WORK TO COMPLETE: Read the listing and extract each line that includes the word "React".

RECORDED DATA:

━━━━━━━━━━

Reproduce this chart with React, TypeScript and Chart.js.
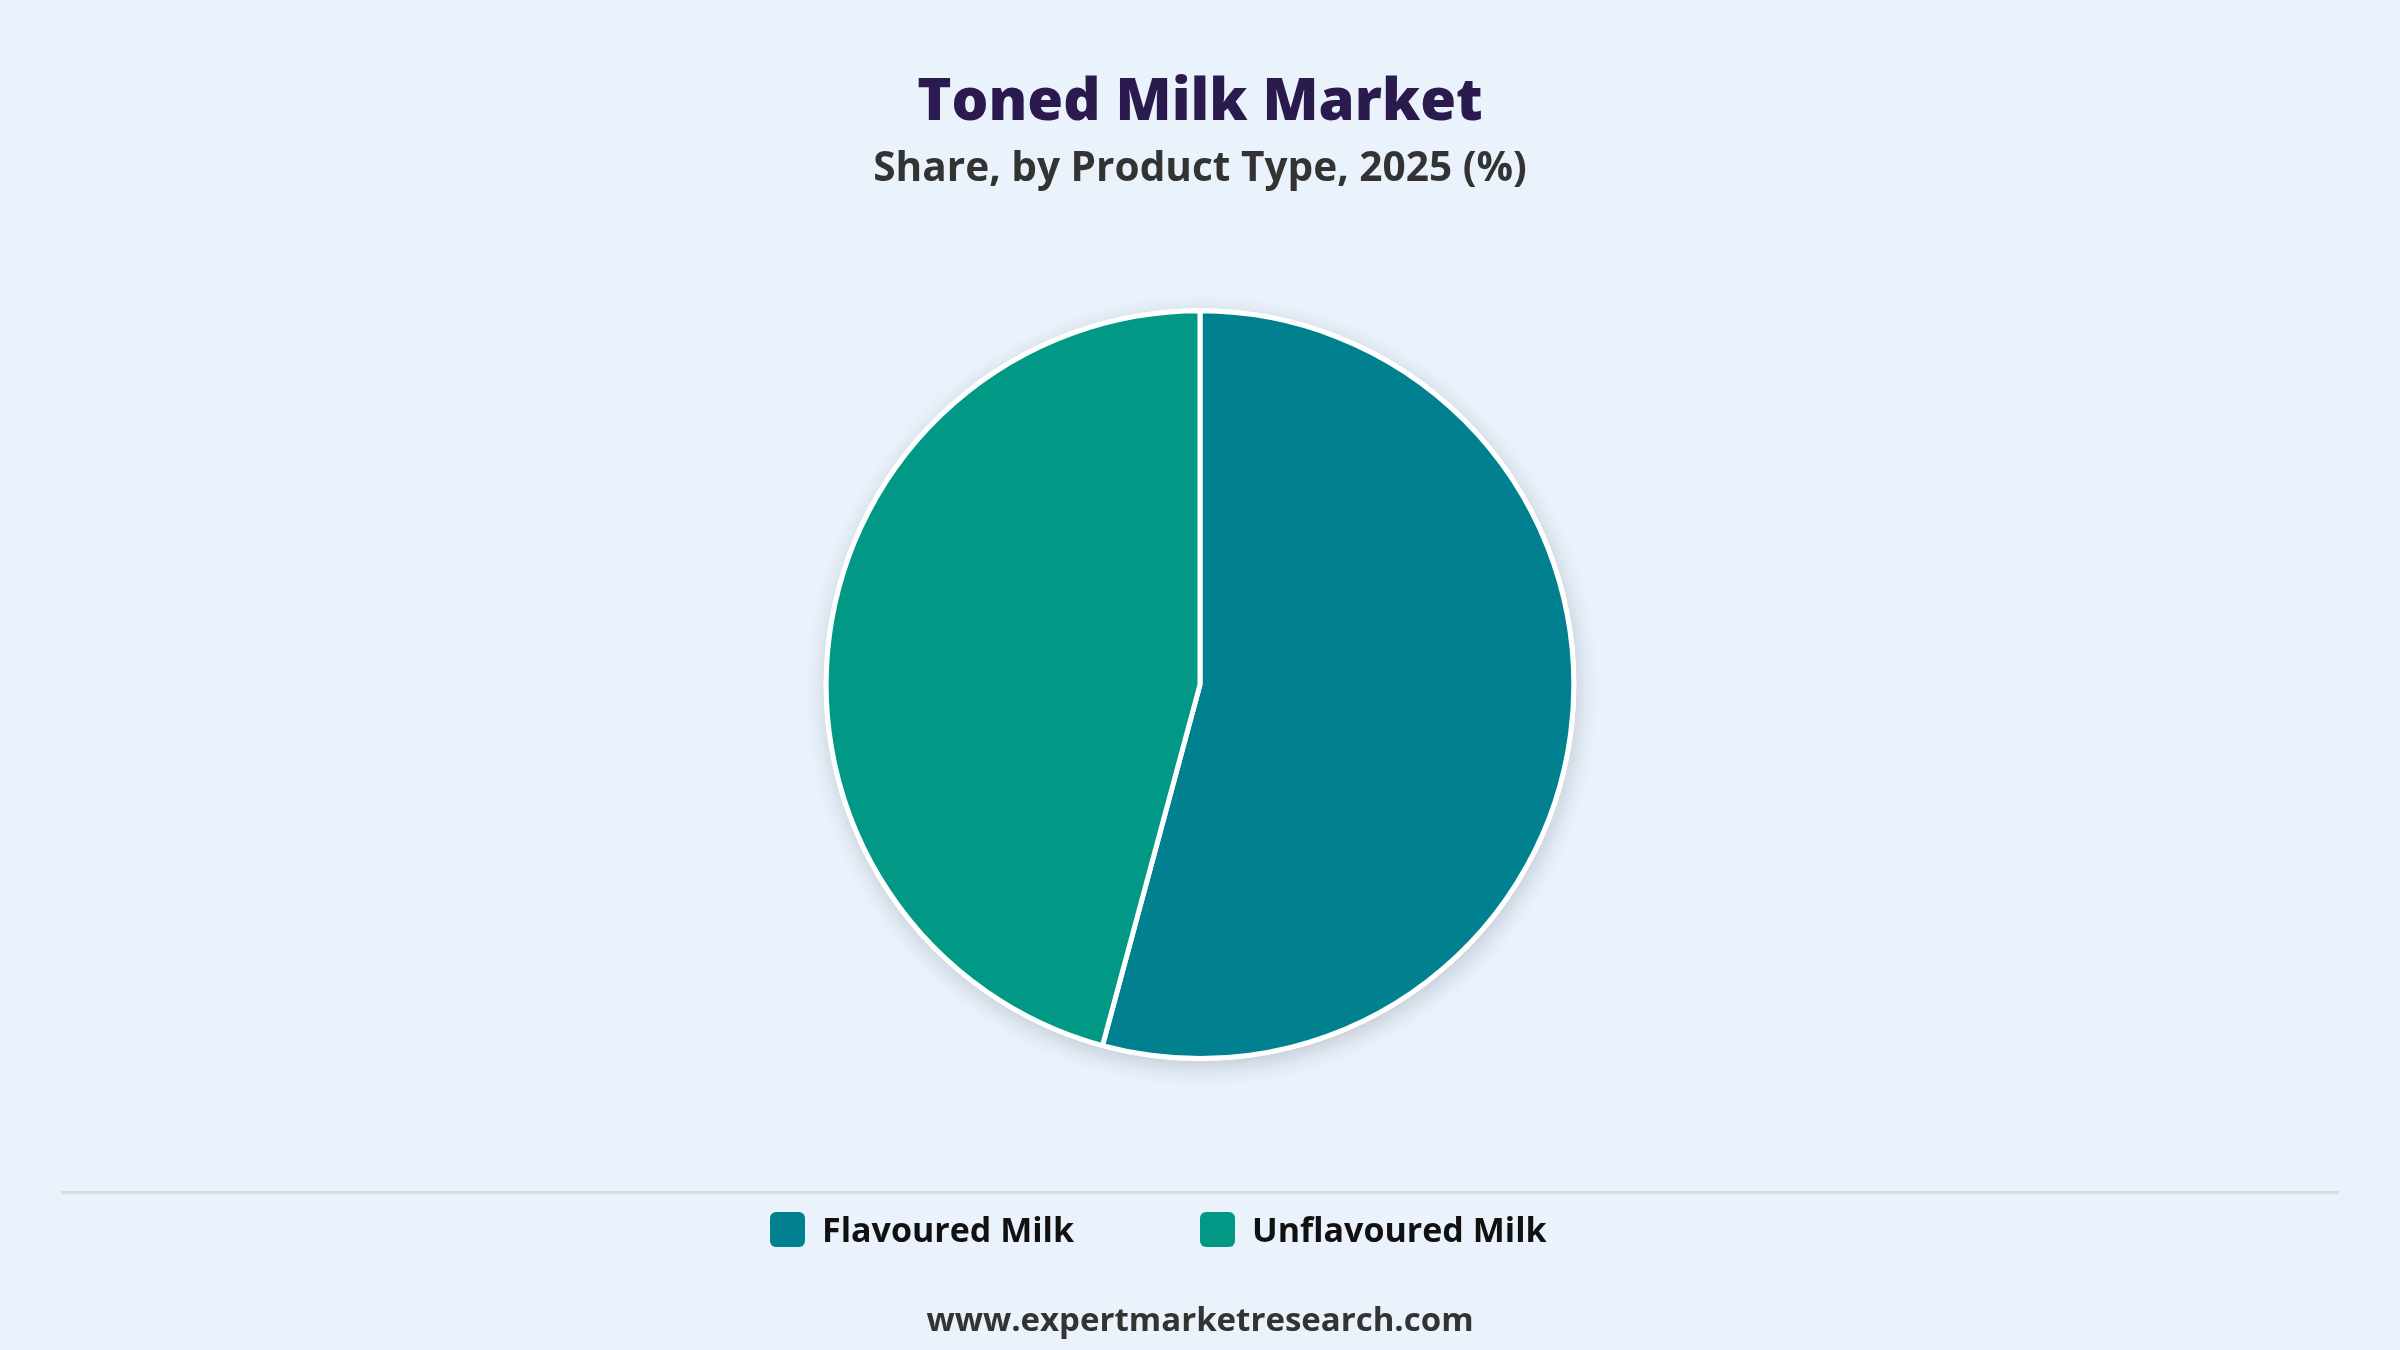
import React, { useEffect, useRef } from "react";
import { Chart, registerables } from "chart.js";

Chart.register(...registerables);

const TITLE = "Toned Milk Market";
const SUBTITLE = "Share, by Product Type, 2025 (%)";
const categories = ["Flavoured Milk", "Unflavoured Milk"];
const shares = [54.2, 45.8];
const colors = ["#01818F", "#029886"];
const SOURCE = "www.expertmarketresearch.com";

const BG = "#EAF2FB";
const FONT = "'Open Sans', 'Noto Sans', sans-serif";

const shadowPlugin = {
  id: "pieShadow",
  beforeDatasetsDraw(chart: any) {
    const arc = chart.getDatasetMeta(0).data[0];
    if (!arc) return;
    const { x, y, outerRadius } = arc.getProps(["x", "y", "outerRadius"], true);
    const ctx = chart.ctx;
    ctx.save();
    ctx.shadowColor = "rgba(30,40,60,0.20)";
    ctx.shadowBlur = 22;
    ctx.shadowOffsetX = 2;
    ctx.shadowOffsetY = 6;
    ctx.beginPath();
    ctx.arc(x, y, outerRadius + 2.5, 0, Math.PI * 2);
    ctx.fillStyle = "#ffffff";
    ctx.fill();
    ctx.restore();
  },
};

export default function App() {
  const canvasRef = useRef<HTMLCanvasElement | null>(null);

  useEffect(() => {
    if (!canvasRef.current) return;
    const chart = new Chart(canvasRef.current, {
      type: "pie",
      data: {
        labels: categories,
        datasets: [
          {
            data: shares,
            backgroundColor: colors,
            borderColor: "#ffffff",
            borderWidth: 5,
          },
        ],
      },
      options: {
        animation: false,
        responsive: false,
        devicePixelRatio: 1,
        layout: { padding: { top: 0, bottom: 289, left: 0, right: 0 } },
        plugins: {
          legend: { display: false },
          tooltip: { enabled: false },
          title: {
            display: true,
            text: TITLE,
            color: "#2B1A4E",
            font: { family: FONT, size: 58, weight: "800" as any, lineHeight: 1.2 },
            padding: { top: 69, bottom: 6 },
          },
          subtitle: {
            display: true,
            text: SUBTITLE,
            color: "#333333",
            font: { family: FONT, size: 40.6, weight: "bold", lineHeight: 1.2 },
            padding: { top: 0, bottom: 115 },
          },
        },
      },
      plugins: [shadowPlugin],
    });
    return () => chart.destroy();
  }, []);

  return (
    <div
      style={{
        position: "fixed",
        left: 0,
        top: 0,
        width: 2400,
        height: 1350,
        background: BG,
        overflow: "hidden",
        fontFamily: FONT,
      }}
    >
      <canvas ref={canvasRef} width={2400} height={1350} style={{ position: "absolute", left: 0, top: 0 }} />
      <div
        style={{
          position: "absolute",
          left: 61,
          top: 1191,
          width: 2278,
          height: 3,
          background: "#D9DDE3",
        }}
      />
      <div
        style={{
          position: "absolute",
          left: 770,
          top: 1212,
          display: "grid",
          gridTemplateColumns: "430px 430px",
        }}
      >
        {categories.map((c, i) => (
          <div key={c} style={{ display: "flex", alignItems: "center", height: 35 }}>
            <div
              style={{
                width: 35,
                height: 35,
                borderRadius: 6,
                background: colors[i],
                marginRight: 17,
                flex: "0 0 auto",
              }}
            />
            <span style={{ fontSize: 34, fontWeight: 700, color: "#111111", lineHeight: "35px", whiteSpace: "nowrap" }}>
              {c}
            </span>
          </div>
        ))}
      </div>
      <div
        style={{
          position: "absolute",
          left: 0,
          width: 2400,
          top: 1296,
          textAlign: "center",
          fontSize: 33,
          fontWeight: 700,
          color: "#333333",
          lineHeight: "46px",
        }}
      >
        {SOURCE}
      </div>
    </div>
  );
}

━━━━━━━━━━

WRITTEN REPLY:
Reproduce this chart with React, TypeScript and Chart.js.
import React, { useEffect, useRef } from "react";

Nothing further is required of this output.